**Listing:**
= = = = =

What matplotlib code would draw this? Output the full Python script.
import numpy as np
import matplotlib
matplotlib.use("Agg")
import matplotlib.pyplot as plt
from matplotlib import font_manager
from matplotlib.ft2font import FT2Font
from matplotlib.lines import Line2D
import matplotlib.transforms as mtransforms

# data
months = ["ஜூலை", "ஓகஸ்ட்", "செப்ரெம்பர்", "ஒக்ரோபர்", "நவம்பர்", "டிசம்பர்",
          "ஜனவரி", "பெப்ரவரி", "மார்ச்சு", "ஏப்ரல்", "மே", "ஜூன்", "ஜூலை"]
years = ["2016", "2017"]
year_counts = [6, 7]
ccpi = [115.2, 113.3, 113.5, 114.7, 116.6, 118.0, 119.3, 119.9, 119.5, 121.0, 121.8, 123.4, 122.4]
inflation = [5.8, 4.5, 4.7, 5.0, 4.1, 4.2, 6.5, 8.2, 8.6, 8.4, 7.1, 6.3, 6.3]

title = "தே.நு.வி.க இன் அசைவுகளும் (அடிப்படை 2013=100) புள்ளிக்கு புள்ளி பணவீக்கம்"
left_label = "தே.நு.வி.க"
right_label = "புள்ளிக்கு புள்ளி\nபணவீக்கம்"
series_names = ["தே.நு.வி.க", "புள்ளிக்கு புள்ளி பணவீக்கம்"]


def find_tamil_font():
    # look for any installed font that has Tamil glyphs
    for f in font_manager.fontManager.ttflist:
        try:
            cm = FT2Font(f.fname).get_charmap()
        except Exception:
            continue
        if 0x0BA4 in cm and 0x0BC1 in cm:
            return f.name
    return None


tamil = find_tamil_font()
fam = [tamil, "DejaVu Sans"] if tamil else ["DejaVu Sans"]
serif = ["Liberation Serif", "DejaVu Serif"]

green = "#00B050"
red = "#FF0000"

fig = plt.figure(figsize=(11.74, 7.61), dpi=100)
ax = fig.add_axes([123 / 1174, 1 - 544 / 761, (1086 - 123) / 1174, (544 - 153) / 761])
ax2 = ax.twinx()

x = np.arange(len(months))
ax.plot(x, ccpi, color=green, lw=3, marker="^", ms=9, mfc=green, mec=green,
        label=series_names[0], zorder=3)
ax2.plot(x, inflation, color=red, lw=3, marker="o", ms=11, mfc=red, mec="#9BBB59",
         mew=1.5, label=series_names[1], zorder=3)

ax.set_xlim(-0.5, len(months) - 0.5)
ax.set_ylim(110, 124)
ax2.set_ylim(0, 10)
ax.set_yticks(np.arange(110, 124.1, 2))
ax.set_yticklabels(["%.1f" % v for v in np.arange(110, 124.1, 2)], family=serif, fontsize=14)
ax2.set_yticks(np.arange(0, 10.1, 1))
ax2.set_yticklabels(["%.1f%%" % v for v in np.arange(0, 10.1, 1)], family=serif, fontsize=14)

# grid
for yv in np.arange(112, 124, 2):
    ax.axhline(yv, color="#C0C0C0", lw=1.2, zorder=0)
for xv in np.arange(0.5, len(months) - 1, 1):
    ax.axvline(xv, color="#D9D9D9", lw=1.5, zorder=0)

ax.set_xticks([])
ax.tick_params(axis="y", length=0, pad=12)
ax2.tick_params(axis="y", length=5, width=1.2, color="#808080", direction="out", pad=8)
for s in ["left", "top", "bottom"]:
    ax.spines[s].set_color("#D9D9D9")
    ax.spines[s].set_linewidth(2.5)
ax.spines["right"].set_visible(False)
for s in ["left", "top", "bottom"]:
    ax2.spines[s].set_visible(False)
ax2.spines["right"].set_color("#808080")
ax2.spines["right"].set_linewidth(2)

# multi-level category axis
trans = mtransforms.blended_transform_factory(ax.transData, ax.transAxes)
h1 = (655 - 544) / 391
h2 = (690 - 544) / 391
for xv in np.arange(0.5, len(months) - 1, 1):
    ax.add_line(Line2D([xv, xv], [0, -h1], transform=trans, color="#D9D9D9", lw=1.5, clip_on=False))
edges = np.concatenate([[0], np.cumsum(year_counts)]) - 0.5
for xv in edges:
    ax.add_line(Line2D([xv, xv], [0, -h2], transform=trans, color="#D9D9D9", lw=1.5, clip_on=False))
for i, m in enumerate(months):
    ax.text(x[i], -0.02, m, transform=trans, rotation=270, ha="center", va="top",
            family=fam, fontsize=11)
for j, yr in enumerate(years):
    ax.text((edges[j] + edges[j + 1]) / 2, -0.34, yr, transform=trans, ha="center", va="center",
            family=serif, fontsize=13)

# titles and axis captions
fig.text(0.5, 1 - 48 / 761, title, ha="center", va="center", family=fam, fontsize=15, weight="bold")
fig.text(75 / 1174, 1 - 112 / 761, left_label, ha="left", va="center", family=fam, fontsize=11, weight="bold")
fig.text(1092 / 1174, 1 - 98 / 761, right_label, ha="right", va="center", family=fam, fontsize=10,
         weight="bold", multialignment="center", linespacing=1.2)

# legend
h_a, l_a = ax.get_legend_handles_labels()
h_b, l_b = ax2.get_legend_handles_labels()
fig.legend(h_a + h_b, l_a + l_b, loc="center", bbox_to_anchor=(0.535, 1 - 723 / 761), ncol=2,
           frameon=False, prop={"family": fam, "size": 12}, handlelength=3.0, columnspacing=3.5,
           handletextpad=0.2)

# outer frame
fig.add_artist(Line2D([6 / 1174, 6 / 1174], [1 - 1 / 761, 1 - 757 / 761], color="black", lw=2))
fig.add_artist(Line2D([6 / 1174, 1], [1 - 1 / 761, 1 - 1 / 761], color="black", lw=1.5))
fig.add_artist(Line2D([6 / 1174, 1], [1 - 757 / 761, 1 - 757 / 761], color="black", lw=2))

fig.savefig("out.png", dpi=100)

= = = = =

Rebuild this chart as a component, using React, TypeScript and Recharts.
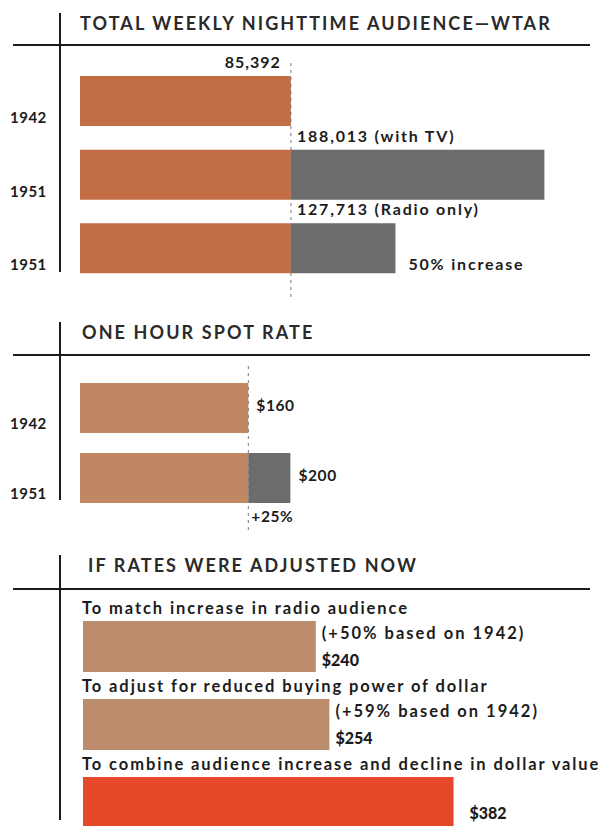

= = = = =

**Directive:**
Extract, word for word, the line containing "What matplotlib code", the line containing "import matplotlib.transforms as mtransforms", and every line between them.

**Response:**
What matplotlib code would draw this? Output the full Python script.
import numpy as np
import matplotlib
matplotlib.use("Agg")
import matplotlib.pyplot as plt
from matplotlib import font_manager
from matplotlib.ft2font import FT2Font
from matplotlib.lines import Line2D
import matplotlib.transforms as mtransforms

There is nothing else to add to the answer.